To clarify why this is so lame, in the event it isn't obvious enough, there are countless elements of this scenario to examine. First, why on earth would Clemmey, with a voice that bad, ever think going into a recording studio and singing a love song (with another man no less) could ever possibly be a good idea? As if that wasn't enough, the song selection itself is decidedly suspect. The song made its first appearance on a mix tape that Clemmey gave to a girl who was already putting out, and showed no signs of relinquishing that treat, so there was no need to placate her—not that this song even could.

Note: if you'd like to hear the song for yourself (NSFLA) you can listen to it via this link.

Enjoy...................G

Question 4: Who let the Dogs OUT...Who...Who...Who,,,Who?

Wow! I assumed this question was answered for everybody back in 2000, but apparently that's not the case. The Baha Men's question, posed in their song which ranked #15 on Maxim's list of Most Annoying Songs Ever, lingers far longer than anybody could've imagined.

Answer: This guy ->



Yes it's true, it was Herndog who let the dogs out. He did this intentionally while he down at Hedo II in Jamaica. Zach dared him to do it, after about a dozen Red Stripes, and Herndog didn't hold back - he just when for it. The next thing you know, the dogs were out doing their thing.

Immediately after that, Emma peed on Vlad in the pool.

Enjoy.................G

Monday, May 14, 2007

Question 3: WHY ARE YOU SO GAY?

Seems that despite my willingness to answer questions on all topics, people remain inclined to ask questions about me. While yes, I'm obviously most qualified to answer questions about myself, I have opinions and limited knowledge of the vast world beyond my own.

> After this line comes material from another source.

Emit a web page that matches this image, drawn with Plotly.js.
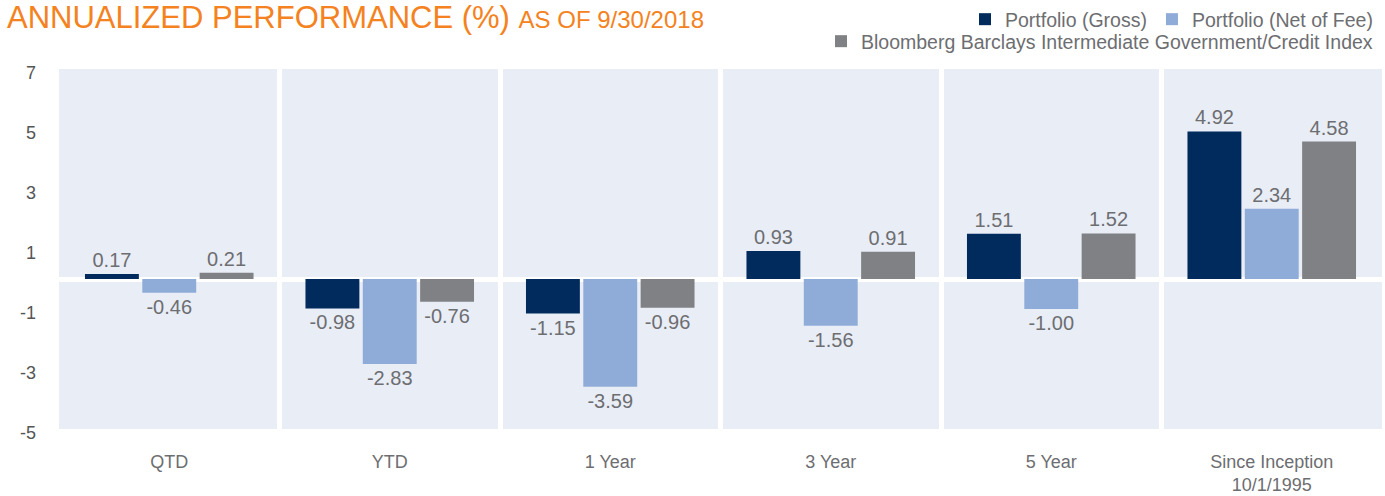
<!DOCTYPE html>
<html>
<head>
<meta charset="utf-8">
<script src="https://cdn.plot.ly/plotly-3.0.1.min.js"></script>
<style>html,body{margin:0;padding:0;background:#fff;}#chart{width:1385px;height:496px;}</style>
</head>
<body>
<div id="chart"></div>
<script>
const categories = ["QTD", "YTD", "1 Year", "3 Year", "5 Year", "Since Inception<br>10/1/1995"];
const grossValues = [0.17, -0.98, -1.15, 0.93, 1.51, 4.92];
const netValues = [-0.46, -2.83, -3.59, -1.56, -1.00, 2.34];
const indexValues = [0.21, -0.76, -0.96, 0.91, 1.52, 4.58];
const seriesNames = ["Portfolio (Gross)", "Portfolio (Net of Fee)", "Bloomberg Barclays Intermediate Government/Credit Index"];
const seriesColors = ["#002B5C", "#8FACD8", "#808184"];
const yTicks = [7, 5, 3, 1, -1, -3, -5];

const textGray = "#6D6E71";
const fontFam = "Liberation Sans, Arial, sans-serif";

function barTrace(vals, i, legendId) {
  return {
    type: "bar",
    x: categories,
    y: vals,
    name: seriesNames[i],
    marker: {color: seriesColors[i]},
    text: vals.map(v => v.toFixed(2)),
    textposition: "outside",
    cliponaxis: false,
    textfont: {family: fontFam, size: 20, color: textGray},
    legend: legendId,
    hoverinfo: "x+y"
  };
}

const data = [
  barTrace(grossValues, 0, "legend"),
  barTrace(netValues, 1, "legend"),
  barTrace(indexValues, 2, "legend2")
];

const layout = {
  width: 1385,
  height: 496,
  margin: {l: 59, r: 3, t: 69, b: 67},
  paper_bgcolor: "#FFFFFF",
  plot_bgcolor: "#E9EDF6",
  font: {family: fontFam, color: textGray},
  barmode: "group",
  bargap: 0.22,
  bargroupgap: 0.06,
  title: {
    text: 'ANNUALIZED PERFORMANCE (%) <span style="font-size:24px">AS OF 9/30/2018</span>',
    font: {family: fontFam, size: 31, color: "#F58220"},
    xref: "container", x: 7 / 1385, xanchor: "left",
    yref: "container", y: 1, yanchor: "top",
    pad: {t: 6, l: 0}
  },
  xaxis: {
    type: "category",
    tickson: "boundaries",
    showgrid: true,
    gridcolor: "#FFFFFF",
    gridwidth: 5,
    ticks: "",
    showline: false,
    zeroline: false,
    tickfont: {family: fontFam, size: 18, color: textGray},
    ticklabelstandoff: 20
  },
  yaxis: {
    range: [-5, 7],
    tickvals: yTicks,
    ticktext: yTicks.map(String),
    showgrid: false,
    zeroline: true,
    zerolinecolor: "#FFFFFF",
    zerolinewidth: 5,
    showline: false,
    ticks: "",
    tickfont: {family: fontFam, size: 18, color: "#555555"},
    ticklabelstandoff: 22,
    ticklabelshift: 4,
    fixedrange: true
  },
  legend: {
    orientation: "h",
    xref: "container", x: 1378 / 1385, xanchor: "right",
    yref: "container", y: 1, yanchor: "top",
    font: {family: fontFam, size: 19.5, color: textGray},
    bgcolor: "rgba(0,0,0,0)",
    itemwidth: 30,
    tracegroupgap: 0
  },
  legend2: {
    orientation: "h",
    xref: "container", x: 1378 / 1385, xanchor: "right",
    yref: "container", y: 1 - 22 / 496, yanchor: "top",
    font: {family: fontFam, size: 19.5, color: textGray},
    bgcolor: "rgba(0,0,0,0)",
    itemwidth: 30
  },
  showlegend: true
};

Plotly.newPlot("chart", data, layout, {displayModeBar: false, staticPlot: true});
</script>
</body>
</html>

That said, before I answer this question, I must write that I find it decidedly suspect to get a question like this from somebody like this:



Answer: Guilt by association.

Note: I should clarify that my initial response to the question is that I'm not gay, so how could I possibly answer? Given my intention to answer all questions, I feel that I must answer this one despite its obvious inherent flaw.

Enjoy..................G

Question 2: What is the origin of the word Doppleganger?

Adam from Tujunga asked the blog's first etymological question, and you know what, I really appreciate this question. Why? Because god knows there are likely dozens of sources for this information elsewhere on the web, but Adam of Tujunga chose to ask the question here.


Answer: Turns out that doppelgänger is a German word (who saw that coming?) meaning "double goer." Also called a "fetch" in the vernacular the word has come to mean a look-alike or evil twin as pictured above. Curiously doppelgängers are often believed to be harbingers of bad luck (link NSFCV).

Enjoy.................G

Question 1: WHEEEEEERRRREEEE'SSSSS GAAAAAAAAAAAAAAAAARRRRRRRRYYYYYYYYYY?

Surprising how many people have been asking this question over the past six months, but I suppose questions, like hairstyles, move in and out of fashion. Equally unexpected is that the first question I'm asked here on this blog would be about me, but I'll just let that one slide.

Answer: I'm precisely where I've been for the past 363 days: sitting in my office working on my as-yet untitled book and trying to gain closure on the multitude of other projects that float in and out of my life.

Note: While I certainly get a good laugh whenever I hear this question, I certainly don't enjoy answering it. However, as is the point of the blog, you ask, and I answer — regardless of whatever the question might be.